The Kerala High Court in the case of Winter Wood Designers & Contractors India (P.) Ltd vs. State Tax Officer vide WP (C) NO. 9086 OF 2025 dated 09.06.2025, has held that two conflicting orders on the same subject cannot be allowed to co-exist; the subsequent order is vitiated when the earlier order has already attained finality. Section 161 of the CGST Act, 2017 allows rectification of errors apparent on the face of the record, either suo motu or on representation. The request for rectification need not be made only through a specified electronic mode, unless explicitly prescribed by statute. Further, held that the Procedural requirements should not defeat substantive justice, especially where statutory deadlines are met and the authority acknowledges the error.
Facts of the Case: In this case, the petitioner is a registered private limited company under CGST/SGST laws. Initially, a show cause notice dated 18.10.2021 was issued alleging discrepancies for FY 2017-18. The petitioner replied, and the proceedings were concluded in its favour vide Ext.P7 dated 08.12.2023, under Sections 73 and 74 of the CGST Act. However, another officer of the department issued a second SCN dated 28.09.2023 on the same subject matter, which culminated in Ext.P8 order dated 30.12.2023 passed against the petitioner.
The Petitioner submitted a request for rectification (Ext.P9) via email on 01.02.2024, i.e., within the 6-month time limit under Section 161 of the CGST Act. Despite acknowledging the duplicative nature of the orders, the department rejected the rectification request on the technical ground that the application was not filed on the GST Portal.
Issue: Whether the rejection of the rectification request under Section 161 of the CGST Act on technical grounds was legally sustainable, despite clear duplication of orders and timely intimation by the petitioner.
Held that: The Court in this case, observed that the subject matter of both SCNs was identical and culminated in conflicting conclusions vide Ext.P7 dropped the proceedings, while Ext.P8 imposed liability. Since Ext.P7 preceded Ext.P8, and was passed by a competent officer who had accepted the petitioner’s explanation, Ext.P8 was patently erroneous.
The error in Ext.P8 was apparent on the face of record and squarely fell within the ambit of Section 161, which empowers rectification of such mistakes either suo motu or on being brought to notice, within six months.
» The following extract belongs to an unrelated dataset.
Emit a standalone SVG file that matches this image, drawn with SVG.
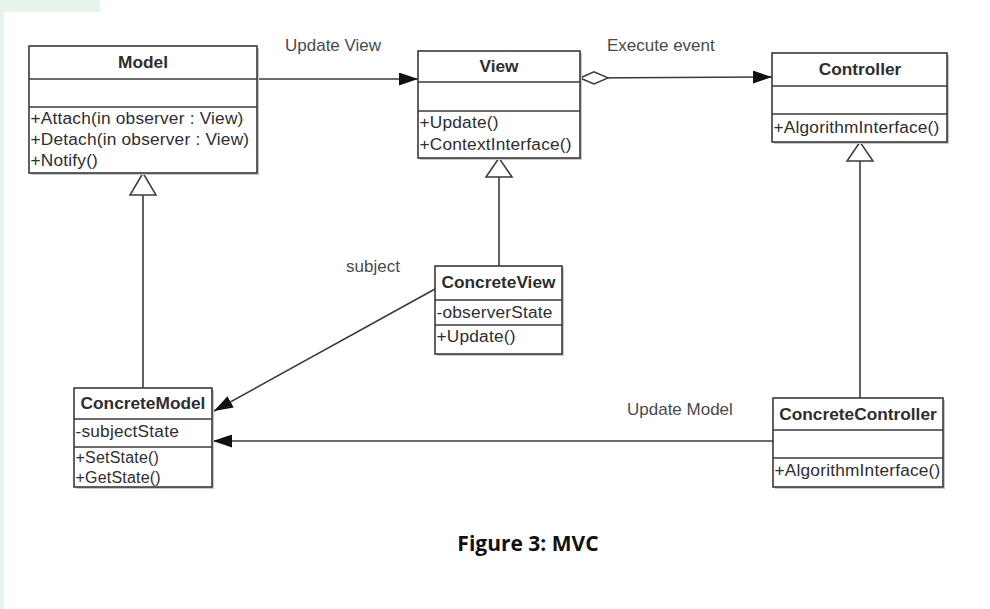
<svg xmlns="http://www.w3.org/2000/svg" width="990" height="609" viewBox="0 0 990 609">
<style>
.box{fill:#fff;stroke:#3a3a3a;stroke-width:1.6}
.shadow{fill:#c8c8c8}
.sep{stroke:#3a3a3a;stroke-width:1.5}
.t{font-family:"Liberation Sans",Arial,sans-serif;font-size:17.3px;fill:#2e2e2e;letter-spacing:0.2px}
.b{font-weight:bold;text-anchor:middle;letter-spacing:0}
.sm{font-size:16px}
.lbl{font-family:"Liberation Sans",Arial,sans-serif;font-size:17px;fill:#4a4a4a}
.con{stroke:#3a3a3a;stroke-width:1.6;fill:none}
</style>
<defs>
<marker id="arr" markerWidth="19" markerHeight="13" refX="19" refY="6.5" orient="auto" markerUnits="userSpaceOnUse">
<path d="M0,0 L19,6.5 L0,13 z" fill="#111"/>
</marker>
<marker id="dia" markerWidth="30" markerHeight="14" refX="1" refY="7" orient="auto" markerUnits="userSpaceOnUse">
<path d="M1,7 L15,1 L29,7 L15,13 z" fill="#fff" stroke="#3a3a3a" stroke-width="1.5"/>
</marker>
</defs>
<rect x="0" y="0" width="990" height="609" fill="#fff"/>
<rect x="0" y="0" width="100" height="12" fill="#e6f3ea"/>
<rect x="0" y="0" width="4" height="609" fill="#e6f3ea"/>

<g id="connectors">
<line class="con" x1="257" y1="79" x2="418" y2="79" marker-end="url(#arr)"/>
<line class="con" x1="580" y1="78" x2="772" y2="77" marker-start="url(#dia)" marker-end="url(#arr)"/>
<line class="con" x1="143" y1="388" x2="143" y2="195"/>
<path d="M143,173 L130,195 L156,195 z" fill="#fff" stroke="#3a3a3a" stroke-width="1.5"/>
<line class="con" x1="499" y1="266" x2="499" y2="177"/>
<path d="M499,158 L486,177 L512,177 z" fill="#fff" stroke="#3a3a3a" stroke-width="1.5"/>
<line class="con" x1="860" y1="398" x2="860" y2="161"/>
<path d="M860,142 L847,161 L873,161 z" fill="#fff" stroke="#3a3a3a" stroke-width="1.5"/>
<line class="con" x1="435" y1="289" x2="214" y2="411" marker-end="url(#arr)"/>
<line class="con" x1="773" y1="441" x2="213" y2="441" marker-end="url(#arr)"/>
<text class="lbl" x="285" y="51">Update View</text>
<text class="lbl" x="607" y="51">Execute event</text>
<text class="lbl" x="346" y="272">subject</text>
<text class="lbl" x="627" y="415">Update Model</text>
</g>

<g id="Model">
<rect class="shadow" x="31" y="48" width="228" height="127"/>
<rect class="box" x="29" y="46" width="228" height="127"/>
<line class="sep" x1="29" y1="79" x2="257" y2="79"/>
<line class="sep" x1="29" y1="107" x2="257" y2="107"/>
<text class="t b" x="143" y="68">Model</text>
<text class="t" x="30.5" y="124">+Attach(in observer : View)</text>
<text class="t" x="30.5" y="145">+Detach(in observer : View)</text>
<text class="t" x="30.5" y="166">+Notify()</text>
</g>

<g id="View">
<rect class="shadow" x="420" y="53" width="162" height="107"/>
<rect class="box" x="418" y="51" width="162" height="107"/>
<line class="sep" x1="418" y1="82" x2="580" y2="82"/>
<line class="sep" x1="418" y1="111" x2="580" y2="111"/>
<text class="t b" x="499" y="72">View</text>
<text class="t" x="419.5" y="128">+Update()</text>
<text class="t" x="419.5" y="150">+ContextInterface()</text>
</g>

<g id="Controller">
<rect class="shadow" x="774" y="55" width="175" height="89"/>
<rect class="box" x="772" y="53" width="175" height="89"/>
<line class="sep" x1="772" y1="86" x2="947" y2="86"/>
<line class="sep" x1="772" y1="114" x2="947" y2="114"/>
<text class="t b" x="860" y="75">Controller</text>
<text class="t" x="773.5" y="133">+AlgorithmInterface()</text>
</g>

<g id="ConcreteModel">
<rect class="shadow" x="76" y="390" width="138" height="99"/>
<rect class="box" x="74" y="388" width="138" height="99"/>
<line class="sep" x1="74" y1="419" x2="212" y2="419"/>
<line class="sep" x1="74" y1="447" x2="212" y2="447"/>
<text class="t b" x="143" y="409">ConcreteModel</text>
<text class="t" x="75.5" y="437">-subjectState</text>
<text class="t sm" x="75.5" y="463">+SetState()</text>
<text class="t sm" x="75.5" y="482.5">+GetState()</text>
</g>

<g id="ConcreteView">
<rect class="shadow" x="437" y="268" width="127" height="88"/>
<rect class="box" x="435" y="266" width="127" height="88"/>
<line class="sep" x1="435" y1="300" x2="562" y2="300"/>
<line class="sep" x1="435" y1="325" x2="562" y2="325"/>
<text class="t b" x="498.5" y="288">ConcreteView</text>
<text class="t" x="436.5" y="318">-observerState</text>
<text class="t" x="436.5" y="342">+Update()</text>
</g>

<g id="ConcreteController">
<rect class="shadow" x="775" y="400" width="170" height="89"/>
<rect class="box" x="773" y="398" width="170" height="89"/>
<line class="sep" x1="773" y1="430" x2="943" y2="430"/>
<line class="sep" x1="773" y1="458" x2="943" y2="458"/>
<text class="t b" x="858" y="420">ConcreteController</text>
<text class="t" x="774.5" y="476">+AlgorithmInterface()</text>
</g>

<text x="528" y="551" text-anchor="middle" font-family="'Open Sans','Liberation Sans',sans-serif" font-weight="bold" font-size="21" fill="#111">Figure 3: MVC</text>
</svg>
Further, the e-mail was sent by the petitioner on 01.02.2024 (vide Ext.P9) was within the limitation period, and there was no statutory mandate that the rectification request must only be submitted through the Portal.
Therefore, the rejection of the request on procedural grounds was unsustainable in law. Both Ext.P8 and Ext.P14 were quashed. The Court clarified that Ext.P7 remained the valid and binding adjudication for FY 2017–18.